I am a story teller.

So why has storytelling been so hard now that I am running a business that has such a profound story to tell? Oh how I've struggled to get the words out lately! I set goals, I set aside time - and yet the message is lost in the transatlantic flights, the hustle to pay the bills, the seemingly never-ending packing and unpacking of bags. I have been increasingly fearful that my words, my energy and my passion will be lost in the heartache of changing times and the growing feeling that I'm more of a permanent observer than a central character in the paradigm I come from.

But, as it often does, the dawn begins to break gently. In the past few days I've been reminded that perhaps the loneliness and often completely oppressive sense of belonging nowhere and everywhere at the same time might trace to my detachment from this core knowledge of who I'm meant to be. Once again, there is a trickle of hope that I'll find the voice and energy to get the words out.

Some of these words need to be committed to fundraising letters and raising support to make a return to Kenya a reality. Some of these words can begin to compliment the images that have flowed in their absence to keep some small piece of my storyteller going in the midst of defining these new roles and opportunities. Many of these words need to be shared for those who have no voice, for the women of Sasa Designs and the countless others they represent.

To all ends, as I sat down to write tonight I stumbled upon a neat way to share some of the photography I've snapped using instagram in the last year. Take a look, and perhaps consider ordering some cards or a print? I get a small portion from each purchase - and you can have a visual reminder of the journey I am so privileged to share with a truly international and utterly inspiring community.

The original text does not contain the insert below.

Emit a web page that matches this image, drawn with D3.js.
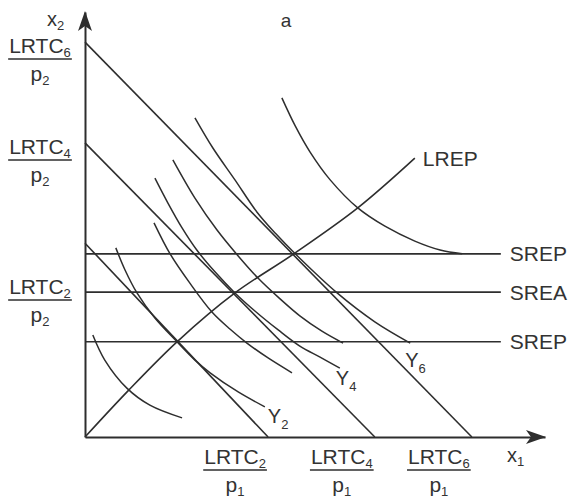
<!DOCTYPE html>
<html>
<head>
<meta charset="utf-8">
<script src="https://cdn.jsdelivr.net/npm/d3@7"></script>
<style>
  html, body { margin: 0; padding: 0; background: #fff; }
  svg { display: block; }
  text { font-family: "Liberation Sans", Arial, Helvetica, sans-serif; fill: #333; }
</style>
</head>
<body>
<svg id="chart" width="570" height="498"></svg>
<script>
// ---------- data (chart units: x1 and x2 quantities, 0..100) ----------
const costLevels = ["2", "4", "6"];               // LRTC index of each isocost line
const isocostXIntercept = [39.8, 63.0, 84.1];     // LRTC_i / p1
const isocostYIntercept = [45.6, 69.2, 92.9];     // LRTC_i / p2

const expansionNames = ["SREP", "SREA", "SREP"];  // short-run expansion paths (horizontal)
const expansionLevel = [43.1, 34.1, 22.4];
const expansionEnd = 90.4;

const lrepPath = [[0, 0], [9.3, 10.8], [20.0, 22.4], [32.6, 33.9], [45.4, 43.1], [59.3, 53.9], [71.7, 65.6]];

const isoquant1 = [[1.7, 24.0], [4.3, 18.1], [9.1, 11.5], [14.1, 7.5], [21.1, 4.5]];
const isoquant2 = [[6.7, 44.5], [8.7, 39.3], [11.3, 33.9], [15.2, 28.0], [20.0, 22.4], [23.9, 18.1], [27.2, 15.1], [33.3, 10.6], [39.1, 7.1]];
const isoquant3 = [[15.0, 50.4], [18.5, 43.1], [22.8, 36.2], [27.6, 29.4], [31.5, 25.4], [35.2, 22.1], [39.8, 18.6], [45.0, 15.1]];
const isoquant4 = [[15.2, 60.9], [18.0, 55.1], [21.1, 49.2], [24.3, 44.0], [28.3, 38.8], [32.6, 33.9], [37.0, 29.6], [42.0, 25.2], [46.7, 21.4], [51.1, 18.8], [55.4, 16.2]];
const isoquant5 = [[19.1, 65.2], [23.9, 56.2], [28.7, 48.7], [33.3, 42.6], [37.6, 37.4], [42.4, 32.5], [46.7, 28.5], [51.5, 24.9], [56.1, 22.1]];
const isoquant6 = [[23.9, 75.1], [27.8, 68.0], [32.6, 60.5], [37.4, 52.9], [41.5, 47.8], [45.7, 43.1], [54.8, 33.9], [63.0, 27.1], [70.7, 22.1]];
const isoquant7 = [[42.8, 79.8], [45.7, 73.2], [48.9, 67.1], [53.3, 60.5], [59.3, 53.9], [65.2, 49.6], [71.7, 46.1], [77.2, 44.0], [82.0, 43.1]];

const isoquants = [isoquant1, isoquant2, isoquant3, isoquant4, isoquant5, isoquant6, isoquant7];
const isoquantLabels = [null, "2", null, "4", null, "6", null];   // Y_i labels shown

// ---------- drawing ----------
const svg = d3.select("#chart");
const x = d3.scaleLinear().domain([0, 100]).range([85, 545]);
const y = d3.scaleLinear().domain([0, 100]).range([437, 12]);

const ink = "#2e2e2e";
const g = svg.append("g");

// axes (no ticks) via d3-axis
const xAxis = g.append("g").attr("transform", `translate(0,${y(0)})`)
  .call(d3.axisBottom(x).tickValues([]).tickSizeOuter(0));
const yAxis = g.append("g").attr("transform", `translate(${x(0)},0)`)
  .call(d3.axisLeft(y).tickValues([]).tickSizeOuter(0));
[xAxis, yAxis].forEach(a => a.select(".domain").attr("stroke", ink).attr("stroke-width", 2));

// arrowheads
const tipX = x(100) + 1, tipY = y(100) - 1;
g.append("path")
  .attr("d", `M${tipX},${y(0)} L${tipX - 20},${y(0) - 7} L${tipX - 15},${y(0)} L${tipX - 20},${y(0) + 7} Z`)
  .attr("fill", ink);
g.append("path")
  .attr("d", `M${x(0)},${tipY} L${x(0) - 7},${tipY + 20} L${x(0)},${tipY + 15} L${x(0) + 7},${tipY + 20} Z`)
  .attr("fill", ink);

// isocost lines
costLevels.forEach((c, i) => {
  g.append("line")
    .attr("x1", x(0)).attr("y1", y(isocostYIntercept[i]))
    .attr("x2", x(isocostXIntercept[i])).attr("y2", y(0))
    .attr("stroke", ink).attr("stroke-width", 1.6);
});

// short-run expansion paths
expansionNames.forEach((n, i) => {
  g.append("line")
    .attr("x1", x(0)).attr("y1", y(expansionLevel[i]))
    .attr("x2", x(expansionEnd)).attr("y2", y(expansionLevel[i]))
    .attr("stroke", ink).attr("stroke-width", 1.6);
  g.append("text")
    .attr("x", x(expansionEnd) + 9).attr("y", y(expansionLevel[i]) + 7.5)
    .attr("font-size", 21).text(n);
});

const line = d3.line().x(d => x(d[0])).y(d => y(d[1])).curve(d3.curveCatmullRom.alpha(0.5));

// long-run expansion path
g.append("path").attr("d", line(lrepPath)).attr("fill", "none")
  .attr("stroke", ink).attr("stroke-width", 1.6);
const lrepEnd = lrepPath[lrepPath.length - 1];
g.append("text").attr("x", x(lrepEnd[0]) + 8).attr("y", y(lrepEnd[1]) + 8)
  .attr("font-size", 21).text("LREP");

// isoquants
isoquants.forEach((pts) => {
  g.append("path").attr("d", line(pts)).attr("fill", "none")
    .attr("stroke", ink).attr("stroke-width", 1.5);
});

// Y labels
const yLabelOffsets = { "2": [3, 16], "4": [-4, 17], "6": [-5, 24] };
isoquants.forEach((pts, i) => {
  const lab = isoquantLabels[i];
  if (!lab) return;
  const end = pts[pts.length - 1];
  const off = yLabelOffsets[lab];
  const t = g.append("text").attr("x", x(end[0]) + off[0]).attr("y", y(end[1]) + off[1])
    .attr("font-size", 20);
  t.append("tspan").text("Y");
  t.append("tspan").attr("font-size", 13).attr("dy", 6).text(lab);
});

// fraction labels
function fraction(cx, barY, num, numSub, den, denSub) {
  const top = g.append("text").attr("x", cx).attr("y", barY - 6)
    .attr("text-anchor", "middle").attr("font-size", 21);
  top.append("tspan").text(num);
  top.append("tspan").attr("font-size", 13).attr("dy", 4).text(numSub);
  const w = top.node().getBBox().width;
  g.append("line").attr("x1", cx - w / 2 - 1).attr("x2", cx + w / 2 + 1)
    .attr("y1", barY).attr("y2", barY).attr("stroke", ink).attr("stroke-width", 1.6);
  const bot = g.append("text").attr("x", cx).attr("y", barY + 22)
    .attr("text-anchor", "middle").attr("font-size", 21);
  bot.append("tspan").text(den);
  bot.append("tspan").attr("font-size", 13).attr("dy", 4).text(denSub);
}

// y-axis side: LRTC / p2
const leftBarY = [300, 160, 59];
costLevels.forEach((c, i) => fraction(40, leftBarY[i], "LRTC", c, "p", "2"));
// x-axis side: LRTC / p1
costLevels.forEach((c, i) => fraction(x(isocostXIntercept[i]) - 33, 470, "LRTC", c, "p", "1"));

// axis titles
const x2t = g.append("text").attr("x", 47).attr("y", 26).attr("font-size", 20);
x2t.append("tspan").text("x");
x2t.append("tspan").attr("font-size", 13).attr("dy", 4).text("2");
const x1t = g.append("text").attr("x", 507).attr("y", 462).attr("font-size", 20);
x1t.append("tspan").text("x");
x1t.append("tspan").attr("font-size", 13).attr("dy", 4).text("1");

// panel letter
g.append("text").attr("x", 286).attr("y", 27).attr("text-anchor", "middle")
  .attr("font-size", 19).text("a");
</script>
</body>
</html>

Click here to see what I'm talking about - and please feel free to email me at meganmacdon AT gmail DOT com if you have any questions.

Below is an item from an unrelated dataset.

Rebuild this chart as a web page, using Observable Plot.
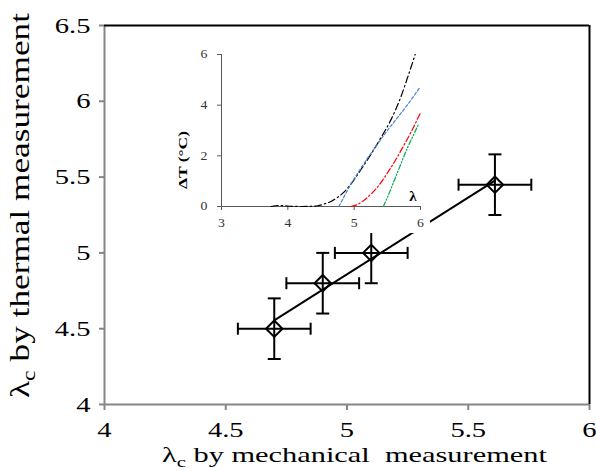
<!DOCTYPE html>
<html><head><meta charset="utf-8">
<script src="https://cdn.jsdelivr.net/npm/d3@7"></script>
<script src="https://cdn.jsdelivr.net/npm/@observablehq/plot@0.6"></script>
<style>
body{margin:0;background:#fff;}
#wrap{position:relative;width:596px;height:471px;overflow:hidden;background:#fff;}
#main{position:absolute;left:0;top:0;}
#inset{position:absolute;left:170px;top:30px;background:#fff;}
svg{overflow:visible;}
</style></head><body>
<div id="wrap"><div id="main"></div><div id="inset"></div></div>
<script>
// ---- main chart data ----
const mechLambda  = [4.70, 4.90, 5.10, 5.61];
const thermLambda = [4.50, 4.80, 5.00, 5.45];
const mechErr  = [0.15, 0.15, 0.15, 0.15];
const thermErr = [0.20, 0.20, 0.20, 0.20];
const xTicks = [4, 4.5, 5, 5.5, 6];
const yTicks = [4, 4.5, 5, 5.5, 6, 6.5];
const xLabel = ["λ", "c", " by mechanical  measurement"];
const yLabel = ["λ", "c", " by thermal measurement"];

// ---- inset data ----
const insetXTicks = [3, 4, 5, 6];
const insetYTicks = [0, 2, 4, 6];
const blackL = [3.75, 3.85, 3.95, 4.05, 4.2, 4.35, 4.45, 4.55, 4.65, 4.75, 4.85, 4.95, 5.1, 5.25, 5.4, 5.55, 5.7, 5.8, 5.92];
const blackT = [0, 0.04, 0.03, 0.01, 0, 0.01, 0.03, 0.1, 0.2, 0.36, 0.58, 0.88, 1.45, 2.05, 2.7, 3.4, 4.3, 5.05, 6.0];
const blueL = [4.77, 4.85, 4.95, 5.05, 5.2, 5.35, 5.5, 5.65, 5.8, 5.95, 5.99];
const blueT = [0, 0.4, 0.88, 1.3, 1.9, 2.45, 3.0, 3.5, 4.0, 4.55, 4.7];
const redL = [4.95, 5.05, 5.15, 5.25, 5.35, 5.45, 5.55, 5.65, 5.75, 5.85, 6.0];
const redT = [0, 0.08, 0.25, 0.48, 0.76, 1.12, 1.52, 1.95, 2.42, 2.9, 3.7];
const greenL = [5.44, 5.5, 5.6, 5.7, 5.8, 5.9, 5.97];
const greenT = [0, 0.35, 1.0, 1.65, 2.3, 2.85, 3.25];
const insetYLabel = "ΔT (°C)";
const insetXLabel = "λ";

const points = mechLambda.map((x, i) => ({x, y: thermLambda[i], ex: mechErr[i], ey: thermErr[i]}));
const capH = {draw(ctx) { ctx.moveTo(-6.5, 0); ctx.lineTo(6.5, 0); }};
const capV = {draw(ctx) { ctx.moveTo(0, -6); ctx.lineTo(0, 6); }};
const serif = "'Liberation Serif','Times New Roman',serif";
const axisGrey = "#868686";

const main = Plot.plot({
  width: 596, height: 471,
  marginLeft: 104, marginRight: 7, marginTop: 25, marginBottom: 67,
  x: {domain: [4, 6]}, y: {domain: [4, 6.5]},
  style: {fontFamily: serif, background: "transparent", color: "black"},
  marks: [
    Plot.axisY({ticks: yTicks, tickSize: 5, tickPadding: 9, stroke: axisGrey, strokeWidth: 2, fill: "black", fontSize: 22, label: null, tickFormat: d => String(d)}),
    Plot.axisX({ticks: xTicks, tickSize: 6, tickPadding: 11, stroke: axisGrey, strokeWidth: 2, fill: "black", fontSize: 22, label: null, tickFormat: d => String(d)}),
    Plot.ruleX([4], {stroke: axisGrey, strokeWidth: 2}),
    Plot.ruleY([4], {stroke: axisGrey, strokeWidth: 2}),
    Plot.ruleY([6.5], {stroke: "black", strokeWidth: 2}),
    Plot.ruleX([6], {stroke: "black", strokeWidth: 2}),
    Plot.linearRegressionY(points, {x: "x", y: "y", ci: 0, stroke: "black", strokeWidth: 2}),
    Plot.ruleX(points, {x: "x", y1: d => d.y - d.ey, y2: d => d.y + d.ey, stroke: "black", strokeWidth: 2}),
    Plot.ruleY(points, {y: "y", x1: d => d.x - d.ex, x2: d => d.x + d.ex, stroke: "black", strokeWidth: 2}),
    Plot.dot(points, {x: "x", y: d => d.y - d.ey, symbol: capH, r: 1, stroke: "black", strokeWidth: 2, fill: "none"}),
    Plot.dot(points, {x: "x", y: d => d.y + d.ey, symbol: capH, r: 1, stroke: "black", strokeWidth: 2, fill: "none"}),
    Plot.dot(points, {x: d => d.x - d.ex, y: "y", symbol: capV, r: 1, stroke: "black", strokeWidth: 2, fill: "none"}),
    Plot.dot(points, {x: d => d.x + d.ex, y: "y", symbol: capV, r: 1, stroke: "black", strokeWidth: 2, fill: "none"}),
    Plot.dot(points, {x: "x", y: "y", symbol: "diamond2", r: 7.4, stroke: "black", strokeWidth: 2, fill: "none"})
  ]
});
document.getElementById("main").appendChild(main);

function stretch(svg, sel, sx) {
  d3.select(svg).selectAll(sel).each(function() {
    const t = this.getAttribute("transform") || "";
    this.setAttribute("transform", t + ` scale(${sx},1)`);
  });
}
stretch(main, 'g[aria-label="y-axis tick label"] text', 1.3);
stretch(main, 'g[aria-label="x-axis tick label"] text', 1.3);

// label with subscript; scaled along its length to a target length
function addLabel(svg, parts, x, y, rot, target, size, subSize) {
  const t = d3.select(svg).append("text").attr("font-family", serif).attr("font-size", size)
    .attr("fill", "black").attr("text-anchor", "start");
  t.append("tspan").text(parts[0]);
  t.append("tspan").attr("font-size", subSize).attr("dy", size * 0.22).text(parts[1]);
  t.append("tspan").attr("dy", -size * 0.22).text(parts[2]);
  const len = t.node().getComputedTextLength();
  const sx = target / len;
  t.attr("transform", `translate(${x},${y}) rotate(${rot}) scale(${sx},1)`);
  return t;
}
addLabel(main, xLabel, 162, 462, 0, 385, 22, 15);
addLabel(main, yLabel, 29, 398, -90, 385, 28, 19);

// ---- inset ----
const series = [
  {L: blackL, T: blackT, color: "black", dash: "7,3,1.5,3"},
  {L: blueL, T: blueT, color: "#4f81d0", dash: "3,2"},
  {L: redL, T: redT, color: "#ff0000", dash: "6,2.5,1.5,2.5"},
  {L: greenL, T: greenT, color: "#00a850", dash: "5,2,1.2,2,1.2,2"}
];
const inset = Plot.plot({
  width: 260, height: 203,
  marginLeft: 51, marginRight: 10, marginTop: 24, marginBottom: 27,
  x: {domain: [3, 6]}, y: {domain: [0, 6]},
  style: {fontFamily: serif, background: "white", color: "black"},
  marks: [
    Plot.axisY({ticks: insetYTicks, tickSize: 4, tickPadding: 10, stroke: "#595959", fill: "#333", fontSize: 12, label: null, tickFormat: d => String(d)}),
    Plot.axisX({ticks: insetXTicks, tickSize: 4, tickPadding: 8, stroke: "#595959", fill: "#333", fontSize: 12, label: null, tickFormat: d => String(d)}),
    Plot.ruleX([3], {stroke: "#595959", strokeWidth: 1}),
    Plot.ruleY([0], {stroke: "#595959", strokeWidth: 1}),
    ...series.map(s => Plot.line(s.L.map((l, i) => ({l, t: s.T[i]})), {x: "l", y: "t", stroke: s.color, strokeWidth: 1.2, strokeDasharray: s.dash, curve: "monotone-x"})),
    Plot.text([insetXLabel], {frameAnchor: "bottom-right", dx: -4, dy: -6, fontWeight: "bold", fontSize: 15, fill: "black", textAnchor: "end", lineAnchor: "bottom"})
  ]
});
document.getElementById("inset").appendChild(inset);
stretch(inset, 'g[aria-label="y-axis tick label"] text', 1.15);
stretch(inset, 'g[aria-label="x-axis tick label"] text', 1.15);
const il = d3.select(inset).append("text")
  .attr("text-anchor", "middle").attr("font-family", serif).attr("font-weight", "bold")
  .attr("font-size", 13).attr("fill", "black")
  .text(insetYLabel);
const ilen = il.node().getComputedTextLength();
il.attr("transform", `translate(17,130) rotate(-90) scale(${58 / ilen},1)`);
</script></body></html>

Asante sana for the space to share these thoughts and hopes for the continued support to tell the stories I am discovering along the way.

Thursday, May 17, 2012

Did you know "sasa" also means "what's up?"

I suppose when you stop blogging regularly, it serves you right that your blog platform ups and changes itself - making the very process of writing a post wildly discombobulating. All that aside - I did do some writing recently - although as usual, it is somewhere else. For those who aren't on Facebook and availed to my numerous posts, please take a look at why the work we are doing at Sasa Designs by the Deaf is so important: The Roots of Sasa Designs. I continue to marvel at this winding path my life is on - it delivers the most INCREDIBLE opportunities to learn and serve, time and time again.

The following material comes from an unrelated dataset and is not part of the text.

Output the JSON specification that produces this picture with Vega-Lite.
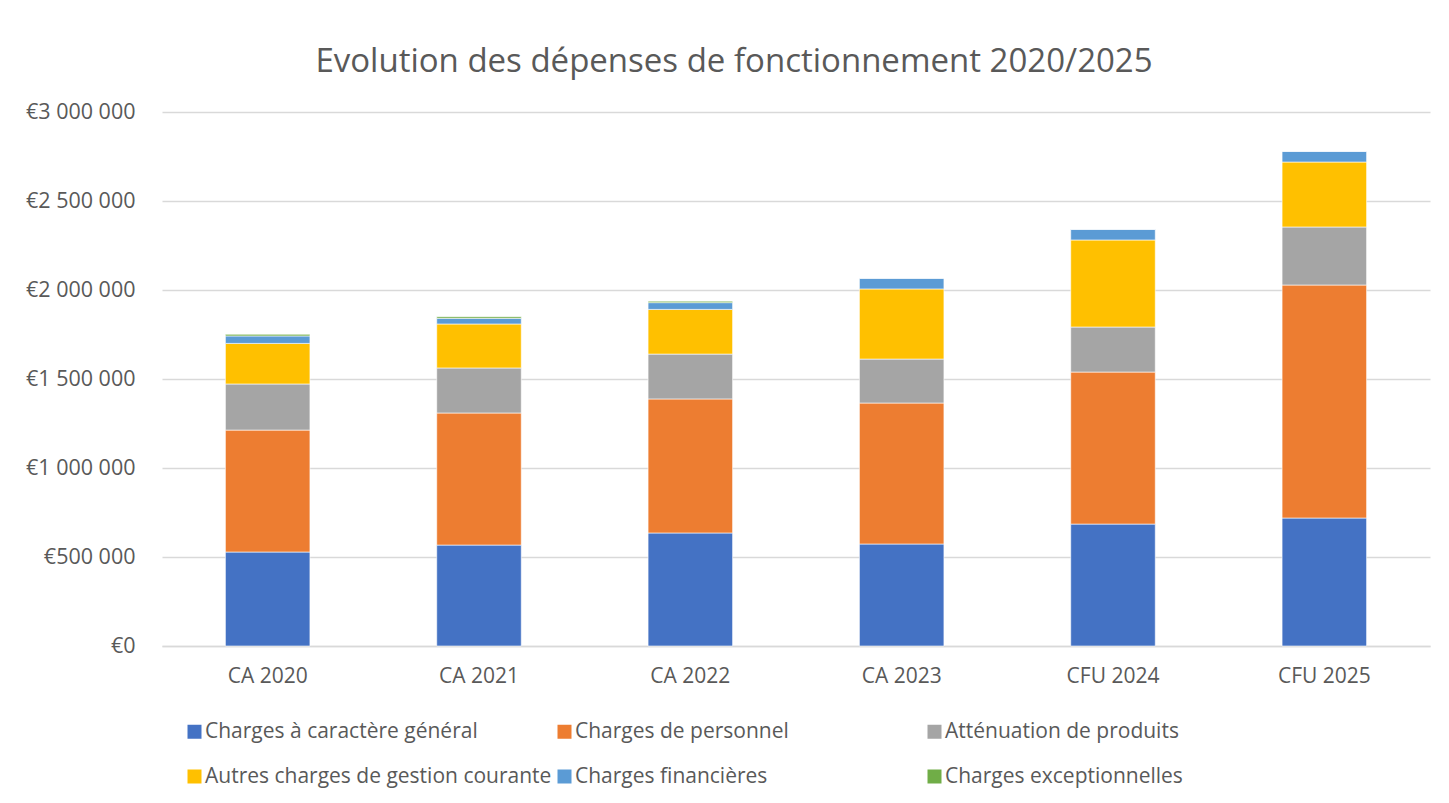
{
  "$schema": "https://vega.github.io/schema/vega-lite/v6.json",
  "width": 1268,
  "height": 534,
  "autosize": "none",
  "padding": {"left": 162, "top": 112, "right": 19, "bottom": 157},
  "background": "white",
  "title": {
    "text": "Evolution des dépenses de fonctionnement 2020/2025",
    "font": "Open Sans",
    "fontSize": 33,
    "fontWeight": "normal",
    "color": "#595959",
    "anchor": "middle",
    "dx": -62,
    "offset": 22
  },
  "data": {
    "values": [
      {"annee": "CA 2020", "poste": "Charges à caractère général", "rang": 1, "montant": 528000},
      {"annee": "CA 2020", "poste": "Charges de personnel", "rang": 2, "montant": 685000},
      {"annee": "CA 2020", "poste": "Atténuation de produits", "rang": 3, "montant": 259000},
      {"annee": "CA 2020", "poste": "Autres charges de gestion courante", "rang": 4, "montant": 228000},
      {"annee": "CA 2020", "poste": "Charges financières", "rang": 5, "montant": 42000},
      {"annee": "CA 2020", "poste": "Charges exceptionnelles", "rang": 6, "montant": 9000},
      {"annee": "CA 2021", "poste": "Charges à caractère général", "rang": 1, "montant": 567000},
      {"annee": "CA 2021", "poste": "Charges de personnel", "rang": 2, "montant": 742000},
      {"annee": "CA 2021", "poste": "Atténuation de produits", "rang": 3, "montant": 253000},
      {"annee": "CA 2021", "poste": "Autres charges de gestion courante", "rang": 4, "montant": 247000},
      {"annee": "CA 2021", "poste": "Charges financières", "rang": 5, "montant": 32000},
      {"annee": "CA 2021", "poste": "Charges exceptionnelles", "rang": 6, "montant": 9000},
      {"annee": "CA 2022", "poste": "Charges à caractère général", "rang": 1, "montant": 635000},
      {"annee": "CA 2022", "poste": "Charges de personnel", "rang": 2, "montant": 753000},
      {"annee": "CA 2022", "poste": "Atténuation de produits", "rang": 3, "montant": 252000},
      {"annee": "CA 2022", "poste": "Autres charges de gestion courante", "rang": 4, "montant": 251000},
      {"annee": "CA 2022", "poste": "Charges financières", "rang": 5, "montant": 38000},
      {"annee": "CA 2022", "poste": "Charges exceptionnelles", "rang": 6, "montant": 8000},
      {"annee": "CA 2023", "poste": "Charges à caractère général", "rang": 1, "montant": 573000},
      {"annee": "CA 2023", "poste": "Charges de personnel", "rang": 2, "montant": 792000},
      {"annee": "CA 2023", "poste": "Atténuation de produits", "rang": 3, "montant": 247000},
      {"annee": "CA 2023", "poste": "Autres charges de gestion courante", "rang": 4, "montant": 394000},
      {"annee": "CA 2023", "poste": "Charges financières", "rang": 5, "montant": 60000},
      {"annee": "CA 2023", "poste": "Charges exceptionnelles", "rang": 6, "montant": 0},
      {"annee": "CFU 2024", "poste": "Charges à caractère général", "rang": 1, "montant": 685000},
      {"annee": "CFU 2024", "poste": "Charges de personnel", "rang": 2, "montant": 854000},
      {"annee": "CFU 2024", "poste": "Atténuation de produits", "rang": 3, "montant": 253000},
      {"annee": "CFU 2024", "poste": "Autres charges de gestion courante", "rang": 4, "montant": 489000},
      {"annee": "CFU 2024", "poste": "Charges financières", "rang": 5, "montant": 60000},
      {"annee": "CFU 2024", "poste": "Charges exceptionnelles", "rang": 6, "montant": 0},
      {"annee": "CFU 2025", "poste": "Charges à caractère général", "rang": 1, "montant": 719000},
      {"annee": "CFU 2025", "poste": "Charges de personnel", "rang": 2, "montant": 1309000},
      {"annee": "CFU 2025", "poste": "Atténuation de produits", "rang": 3, "montant": 326000},
      {"annee": "CFU 2025", "poste": "Autres charges de gestion courante", "rang": 4, "montant": 365000},
      {"annee": "CFU 2025", "poste": "Charges financières", "rang": 5, "montant": 60000},
      {"annee": "CFU 2025", "poste": "Charges exceptionnelles", "rang": 6, "montant": 0}
    ]
  },
  "mark": {"type": "bar", "stroke": "white", "strokeWidth": 0.6},
  "encoding": {
    "x": {
      "field": "annee",
      "type": "nominal",
      "sort": null,
      "scale": {"paddingInner": 0.6, "paddingOuter": 0.3},
      "axis": {
        "title": null,
        "labelAngle": 0,
        "labelFont": "Open Sans",
        "labelFontSize": 21,
        "labelColor": "#595959",
        "labelPadding": 19,
        "ticks": false,
        "domainColor": "#d9d9d9",
        "domainWidth": 1.5
      }
    },
    "y": {
      "field": "montant",
      "type": "quantitative",
      "stack": "zero",
      "scale": {"domain": [0, 3000000], "nice": false},
      "axis": {
        "title": null,
        "values": [0, 500000, 1000000, 1500000, 2000000, 2500000, 3000000],
        "labelExpr": "'€' + replace(format(datum.value, ',.0f'), regexp(',', 'g'), ' ')",
        "labelFont": "Open Sans",
        "labelFontSize": 21.5,
        "labelColor": "#595959",
        "labelPadding": 27,
        "ticks": false,
        "domain": false,
        "gridColor": "#d9d9d9",
        "gridWidth": 1.5
      }
    },
    "order": {"field": "rang", "sort": "ascending"},
    "color": {
      "field": "poste",
      "type": "nominal",
      "scale": {
        "domain": ["Charges à caractère général", "Autres charges de gestion courante", "Charges de personnel", "Charges financières", "Atténuation de produits", "Charges exceptionnelles"],
        "range": ["#4472C4", "#FFC000", "#ED7D31", "#5B9BD5", "#A5A5A5", "#70AD47"]
      },
      "legend": {
        "title": null,
        "orient": "none",
        "legendX": 22,
        "legendY": 609,
        "columns": 3,
        "gridAlign": "all",
        "columnPadding": 2,
        "rowPadding": 23,
        "symbolType": "square",
        "symbolSize": 196,
        "symbolStrokeWidth": 0,
        "symbolOffset": 0,
        "labelOffset": 0,
        "labelFont": "Open Sans",
        "labelFontSize": 21,
        "labelColor": "#595959",
        "labelLimit": 500
      }
    }
  },
  "config": {"view": {"stroke": null}}
}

I must also take the opportunity to share another link, one that is not quite as easy to throw out there - but one by which this work is made possible. Yes folks, it is true - I am officially an economic development specialist in a missionary's clothing. I am still more tempted to call myself the "mission-not" - it just has such a nice ring to it... Still, the reality is, I'm doing this work because I feel called to do so, and I don't for a second doubt that God made this happen. My experience in Kenya, my renewed passion for empowering these amazing women and my propensity for living out of a suitcase with a swarm of june bugs to keep me company at night (wait, what?) compel me to this work. If you are able to help support my work, you will find the opportunity to do so right here. I'm working on a newsletter, but the reality is there aren't enough hours in the day to build this business and pursue my own support - I suppose that's where faith comes in!


I also want to mention that I will be working in the states this summer, thanks to a fellowship that I also hope will help raise funds for my work here. I'll share more about that once my placement is finalized - it's going to be a BUSY summer indeed!

Mom and I get our SASA on!
Stay tuned for a return to normal blog programming (as in highly sporadic, soul-searching observations about humanity) soon!

Thursday, February 9, 2012

The start of my summit list

I took some time in Ghana to reflect on my life thus far as I began to chart next steps. One night I was thinking about all the beautiful moments I've had around the world, and how thankful I am for a collection of memories that surpass any photograph I could have taken. I started to write them down and I look forward to adding to this list as memories resurface and new experiences are had. I am calling this my "summit" list in tribute to the beautiful vista each of these moments offered.
  • Cuban cigars on the coast of the Mediterranean with my brothers.
  • Watching the 2010 world cup in Kenya.
  • Starting alone, ending amongst friends hiking through Cappadocia.
  • Singing in the Sistine Chapel (I have never been so certain of God’s presence).
  • Watching my mom talk to sheep in the Scottish highlands with my Dad and nephew.
  • Walking through a soft layer of snow in Red Square late at night after the ballet.
  • Fireflies on the evacuation path during a tsunami warning in Vladivastok.
  • Bioluminescence that looked like diamonds on a nighttime dhow ride in Lamu.
  • Trekking the Routeburn with my siblings.
  • Arriving at my destination after my first solo roadtrip in South Africa just as the sunset behind the mountains.
  • My first salsa lesson in Costa Rica.
  • Hiking in to my family cabin with my best friends in the middle of the night.
  • Getting stuck behind an elephant in Amboseli.
  • Arriving at sunset in Ithala.
  • That first cold coke in Tanzania.
  • Squid hunting in Corona del Mar.
  • Pear icecream on a solo walk in Paris.
  • Singing with my cousins in a Gondola at Christmas.
  • My first leisurely walk through an African city at night in Accra.
  • Laguna de Apoyo.
  • Dancing at Mar y Sombre.
  • Carmel beach at sunset with family.
  • Running in Rongai.
  • Bela's birth.
  • Cracked crab at my grandparents table.
  • Trying to leap over a rafter in Zurich.
  • That moment when I held a baby, sat next to a teenager and comforted a dying child.
  • Root beer floats in a half-built house in the Oakland hills.
  • Stargazing in the middle of a high school football field.
  • Yoga on the beach on Christmas day.
  • Dancing with wild abandon in Accra.
  • Watching the sun set from my surf board at Old Man’s.
  • Napping with my nephew in Moscow.
  • Walks with my nephew in Berkeley.
  • A surprise birthday party in the middle of a ski hill.
  • New years, champagne, a hot tub and friends.
  • Ice skating through Gorky Park.
  • Singing the national anthem as we landed after every choir tour.
  • My dad's solo singing tribute to the MacDonalds at Glencoe.
  • Snowball fights in Nkandla on the morning I left Sizanani center.